Regular exercise boosts serotonin levels to boost mood and wellbeing


Endorphins are one of many neurotransmitters released during physical activity. Regular exercise also releases dopamine, norepinephrine and serotonin. All these chemicals in tandem crucially regulate your mood, thoughts and emotions.

For example, regular exercise can positively impact serotonin levels in your brain. Raising serotonin levels boosts mood and overall sense of wellbeing whilst improving your appetite and sleep cycles. These factors are often negatively affected by mental illnesses including depression and anxiety. 

Research by Sharma, Madaan, and Petty (2006) propose these improvements of your mood are caused by exercise induced increase in blood circulation to the brain and by an influence on the HPA axis; the interaction of glands that play a crucial role in stress response, controlling motivation and mood, reduction of fear in stressful moments and an important part in memory formation as well. 


Exercise boosts energy

Forget energy drinks, if you're looking for that extra boost of energy to smash your daily goals,look no further than daily exercise! The amount of energy you have is a direct result of the number of mitochondria your body produces. Mitochondria are often described as the “powerhouses of the cell”. In other words, they produce energy and cells in muscle tissue are loaded with them. As nutritionist Samantha heller states, “The more you exercise aerobically, the more mitochondria the body makes to produce more energy to meet your needs''. 


Regular exercise produces energy and cells through mitochondria


Research undertaken by Nicastro (2018) shows that regular aerobic exercise helps mitochondria make energy travel more efficiently throughout the body. Improving the speed and efficiency of the following body processes 

Glycolysis: Enzymes in the mitochondria break down glucose molecules, changing them into compounds called pyruvates. This process produces two molecules of ATP, the body's energy currency.

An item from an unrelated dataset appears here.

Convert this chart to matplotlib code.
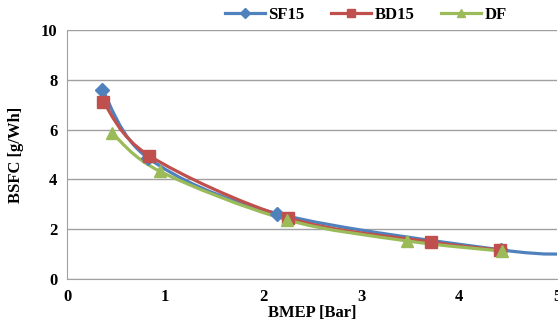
import matplotlib.pyplot as plt
from matplotlib.path import Path
from matplotlib.patches import PathPatch

# Values
sf15_x = [0.36, 0.83, 2.14, 4.43, 5.2]
sf15_y = [7.60, 4.85, 2.63, 1.17, 1.01]
bd15_x = [0.37, 0.84, 2.26, 3.71, 4.42]
bd15_y = [7.10, 4.95, 2.45, 1.49, 1.16]
df_x = [0.46, 0.95, 2.24, 3.47, 4.44]
df_y = [5.86, 4.32, 2.38, 1.53, 1.12]

blue = "#4F81BD"
red = "#C0504D"
green = "#9BBB59"

plt.rcParams["font.family"] = ["Liberation Serif", "DejaVu Serif"]
plt.rcParams["font.weight"] = "bold"


def smooth_path(xs, ys):
    # Excel-style smoothed line: Catmull-Rom segments as cubic Bezier curves
    pts = list(zip(xs, ys))
    verts = [pts[0]]
    codes = [Path.MOVETO]
    n = len(pts)
    for i in range(n - 1):
        p0 = pts[i - 1] if i > 0 else pts[i]
        p1 = pts[i]
        p2 = pts[i + 1]
        p3 = pts[i + 2] if i + 2 < n else pts[i + 1]
        c1 = (p1[0] + (p2[0] - p0[0]) / 6, p1[1] + (p2[1] - p0[1]) / 6)
        c2 = (p2[0] - (p3[0] - p1[0]) / 6, p2[1] - (p3[1] - p1[1]) / 6)
        verts += [c1, c2, p2]
        codes += [Path.CURVE4] * 3
    return Path(verts, codes)


fig = plt.figure(figsize=(5.58, 3.25), dpi=100)
ax = fig.add_axes([67 / 558, 1 - 279 / 325, 490 / 558, 249 / 325])

series = [
    ("SF15", sf15_x, sf15_y, blue, "D", 7),
    ("BD15", bd15_x, bd15_y, red, "s", 8),
    ("DF", df_x, df_y, green, "^", 8),
]
for label, xs, ys, color, marker, ms in series:
    ax.add_patch(PathPatch(smooth_path(xs, ys), facecolor="none", edgecolor=color,
                           lw=2.3, zorder=3))
    ax.plot(xs, ys, linestyle="none", marker=marker, markersize=ms, color=color, zorder=4)
    ax.plot([], [], color=color, lw=2.3, marker=marker, markersize=ms - 2, label=label)

ax.set_xlim(0, 5)
ax.set_ylim(0, 10)
ax.set_xticks(range(0, 6))
ax.set_yticks(range(0, 11, 2))
ax.tick_params(labelsize=12, length=0, pad=7)
ax.grid(axis="y", color="#A0A0A0", lw=1)
ax.set_axisbelow(True)
for side in ["top", "right"]:
    ax.spines[side].set_visible(False)
ax.spines["left"].set_color("#A0A0A0")
ax.spines["bottom"].set_color("#A0A0A0")

ax.set_xlabel("BMEP [Bar]", fontsize=12, fontweight="bold", labelpad=0)
ax.set_ylabel("BSFC [g/Wh]", fontsize=12, fontweight="bold", labelpad=12)

fig.legend(loc="center", bbox_to_anchor=(366 / 558, 1 - 15 / 325), ncol=3, frameon=False,
           fontsize=12, handlelength=2.4, columnspacing=1.6, handletextpad=0.2)

fig.savefig("out.png", dpi=100)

Krebs Cycle: Pyruvates then move onto Krebs cycle, a series of reactions again catalyzed by enzymes. The end of this cycle results in two more molecules of ATP.

Electron Transport Chain: The other molecules produced in Krebs cycle move to electron transport chain, another series of chemical reactions resulting in whopping 28 molecules of ATP.

The process combined produces 32 ATP molecules for energy with just one cycle of reactions. Most of the process requires oxygen so the more oxygen that gets to muscle cells, the more efficiently the mitochondria can produce energy.


Reference List

Cox. C (2017), Role of Physical Activity for Weight Loss and Management, American Diabetes Association, NCBI

Booth.F, Roberts.C and Laye.M (2014), Lack of Exercise is a Major Cause of Chronic Diseases, US National Library of Medicine, NCBI

Pederson.K and Saltin. B (2006), Evidence for Prescribing Exercise as Therapy in Chronic Disease, Scandanavian Journal of Medicine and Science in Sports.


Sharma. A, Madaan. V and Petty.F(2006), Exercise for Mental Health, The Primary Care Companion to the Journal of Clinical Psychiatry, NCBI

Nicastro.R (2020), Mitochondrial Adaptations to Aerobic Training, International Sports Science Association.